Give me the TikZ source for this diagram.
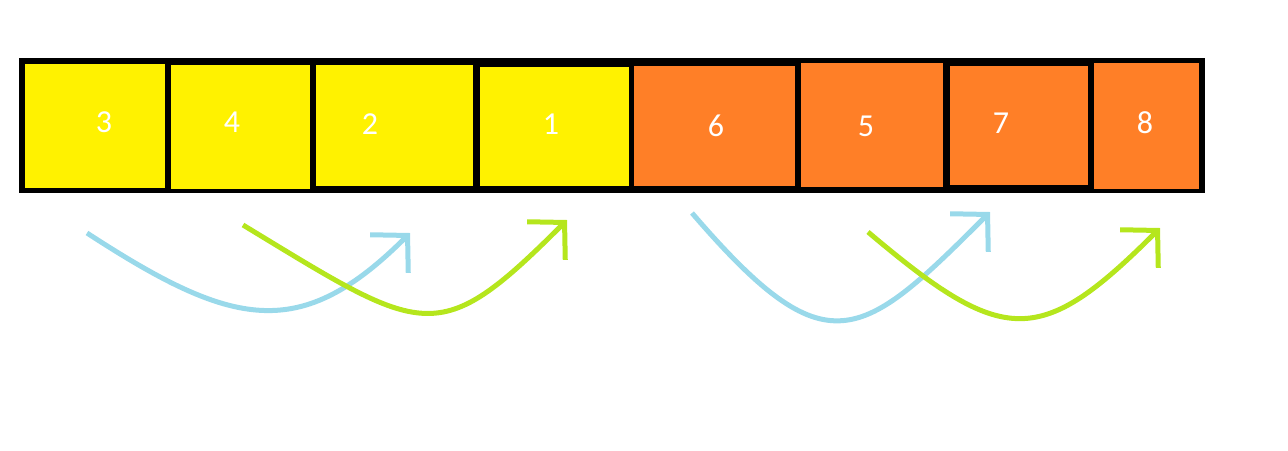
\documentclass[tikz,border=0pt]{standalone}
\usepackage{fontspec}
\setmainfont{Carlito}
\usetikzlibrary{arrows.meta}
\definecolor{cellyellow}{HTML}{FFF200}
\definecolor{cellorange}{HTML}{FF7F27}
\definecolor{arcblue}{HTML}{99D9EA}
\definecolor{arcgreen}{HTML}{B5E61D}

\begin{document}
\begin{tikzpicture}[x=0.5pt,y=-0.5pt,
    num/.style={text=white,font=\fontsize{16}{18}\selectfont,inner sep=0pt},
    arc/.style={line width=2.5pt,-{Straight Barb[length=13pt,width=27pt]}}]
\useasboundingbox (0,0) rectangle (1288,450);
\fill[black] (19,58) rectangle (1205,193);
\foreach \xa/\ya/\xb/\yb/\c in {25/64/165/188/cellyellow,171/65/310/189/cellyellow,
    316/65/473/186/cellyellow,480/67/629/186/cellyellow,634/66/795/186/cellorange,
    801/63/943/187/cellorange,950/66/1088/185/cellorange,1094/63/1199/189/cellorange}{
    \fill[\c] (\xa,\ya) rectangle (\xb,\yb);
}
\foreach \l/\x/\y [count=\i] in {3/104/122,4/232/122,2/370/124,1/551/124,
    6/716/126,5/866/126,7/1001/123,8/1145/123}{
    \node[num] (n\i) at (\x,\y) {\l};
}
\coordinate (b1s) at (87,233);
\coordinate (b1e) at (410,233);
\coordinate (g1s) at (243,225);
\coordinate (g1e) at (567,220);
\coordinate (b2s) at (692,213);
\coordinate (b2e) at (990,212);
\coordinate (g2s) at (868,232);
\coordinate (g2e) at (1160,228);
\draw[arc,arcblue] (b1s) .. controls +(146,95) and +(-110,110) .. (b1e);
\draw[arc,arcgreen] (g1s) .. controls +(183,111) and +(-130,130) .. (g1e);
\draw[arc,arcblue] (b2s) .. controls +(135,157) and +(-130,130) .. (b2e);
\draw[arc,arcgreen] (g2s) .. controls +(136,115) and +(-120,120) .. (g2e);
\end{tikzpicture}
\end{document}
* * *
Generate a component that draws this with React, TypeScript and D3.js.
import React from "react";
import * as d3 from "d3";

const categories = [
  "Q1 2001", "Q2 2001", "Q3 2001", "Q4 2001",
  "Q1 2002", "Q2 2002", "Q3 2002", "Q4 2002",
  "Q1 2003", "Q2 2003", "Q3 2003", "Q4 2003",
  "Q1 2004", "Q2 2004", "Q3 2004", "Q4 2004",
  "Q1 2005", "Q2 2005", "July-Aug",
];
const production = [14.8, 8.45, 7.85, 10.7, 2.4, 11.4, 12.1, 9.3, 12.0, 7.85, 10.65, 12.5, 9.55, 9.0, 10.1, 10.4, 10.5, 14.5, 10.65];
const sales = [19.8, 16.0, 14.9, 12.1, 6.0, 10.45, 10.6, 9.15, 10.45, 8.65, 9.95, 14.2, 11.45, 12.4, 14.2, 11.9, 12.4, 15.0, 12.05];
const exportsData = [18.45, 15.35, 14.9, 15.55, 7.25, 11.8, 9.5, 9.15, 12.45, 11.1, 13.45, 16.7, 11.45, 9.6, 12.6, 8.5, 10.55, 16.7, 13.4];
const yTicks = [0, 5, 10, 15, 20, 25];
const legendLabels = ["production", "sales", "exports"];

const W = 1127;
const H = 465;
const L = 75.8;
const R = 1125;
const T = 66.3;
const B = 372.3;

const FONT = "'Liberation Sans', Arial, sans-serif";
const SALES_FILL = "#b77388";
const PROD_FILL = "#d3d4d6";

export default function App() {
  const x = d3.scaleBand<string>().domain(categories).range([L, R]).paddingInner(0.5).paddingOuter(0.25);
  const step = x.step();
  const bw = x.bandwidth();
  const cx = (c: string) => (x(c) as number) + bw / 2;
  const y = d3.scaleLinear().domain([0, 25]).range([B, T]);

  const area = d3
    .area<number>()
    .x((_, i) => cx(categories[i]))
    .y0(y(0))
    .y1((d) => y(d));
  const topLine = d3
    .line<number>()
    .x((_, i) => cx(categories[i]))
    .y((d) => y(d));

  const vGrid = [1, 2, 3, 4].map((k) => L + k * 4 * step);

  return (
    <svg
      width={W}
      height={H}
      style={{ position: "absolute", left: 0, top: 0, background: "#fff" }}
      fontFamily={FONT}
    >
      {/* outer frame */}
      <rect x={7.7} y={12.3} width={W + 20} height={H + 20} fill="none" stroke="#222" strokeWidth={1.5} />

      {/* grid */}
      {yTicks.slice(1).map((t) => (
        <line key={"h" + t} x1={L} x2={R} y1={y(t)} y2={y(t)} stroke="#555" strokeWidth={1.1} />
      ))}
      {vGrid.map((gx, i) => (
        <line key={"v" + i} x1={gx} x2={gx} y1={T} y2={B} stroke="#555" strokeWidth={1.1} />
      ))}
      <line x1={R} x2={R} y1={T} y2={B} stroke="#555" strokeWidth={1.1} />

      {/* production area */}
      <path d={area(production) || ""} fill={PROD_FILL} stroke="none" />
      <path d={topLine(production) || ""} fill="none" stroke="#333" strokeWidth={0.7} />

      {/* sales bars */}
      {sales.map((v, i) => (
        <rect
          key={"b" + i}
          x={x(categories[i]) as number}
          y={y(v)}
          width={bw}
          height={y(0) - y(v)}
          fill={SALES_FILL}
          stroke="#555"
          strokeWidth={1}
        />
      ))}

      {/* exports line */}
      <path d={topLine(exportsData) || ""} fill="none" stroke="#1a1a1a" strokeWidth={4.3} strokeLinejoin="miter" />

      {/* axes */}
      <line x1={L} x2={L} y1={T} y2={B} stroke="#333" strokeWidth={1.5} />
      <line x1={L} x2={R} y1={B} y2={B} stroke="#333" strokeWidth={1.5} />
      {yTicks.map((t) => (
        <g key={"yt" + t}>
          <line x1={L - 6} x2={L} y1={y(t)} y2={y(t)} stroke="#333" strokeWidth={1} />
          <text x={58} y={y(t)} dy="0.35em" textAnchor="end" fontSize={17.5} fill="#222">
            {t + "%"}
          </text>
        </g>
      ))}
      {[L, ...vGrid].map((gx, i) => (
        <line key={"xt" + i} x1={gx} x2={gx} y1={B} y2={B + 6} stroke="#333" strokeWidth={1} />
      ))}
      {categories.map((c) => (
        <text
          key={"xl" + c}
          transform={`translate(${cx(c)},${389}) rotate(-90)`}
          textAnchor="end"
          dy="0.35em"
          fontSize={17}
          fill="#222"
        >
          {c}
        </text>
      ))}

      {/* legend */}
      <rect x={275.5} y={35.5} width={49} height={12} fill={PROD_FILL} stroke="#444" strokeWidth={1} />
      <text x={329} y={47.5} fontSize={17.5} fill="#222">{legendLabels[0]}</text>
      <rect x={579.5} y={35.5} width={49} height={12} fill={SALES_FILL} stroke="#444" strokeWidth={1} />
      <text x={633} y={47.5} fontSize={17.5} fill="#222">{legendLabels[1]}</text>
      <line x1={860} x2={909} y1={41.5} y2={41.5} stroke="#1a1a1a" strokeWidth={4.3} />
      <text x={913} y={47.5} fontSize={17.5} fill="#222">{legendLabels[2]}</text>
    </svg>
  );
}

To be done:
Above this instruction are the records; retype exactly the lines from the one containing "Generate a component" up to and including the one containing "import * as".

Task answer:
Generate a component that draws this with React, TypeScript and D3.js.
import React from "react";
import * as d3 from "d3";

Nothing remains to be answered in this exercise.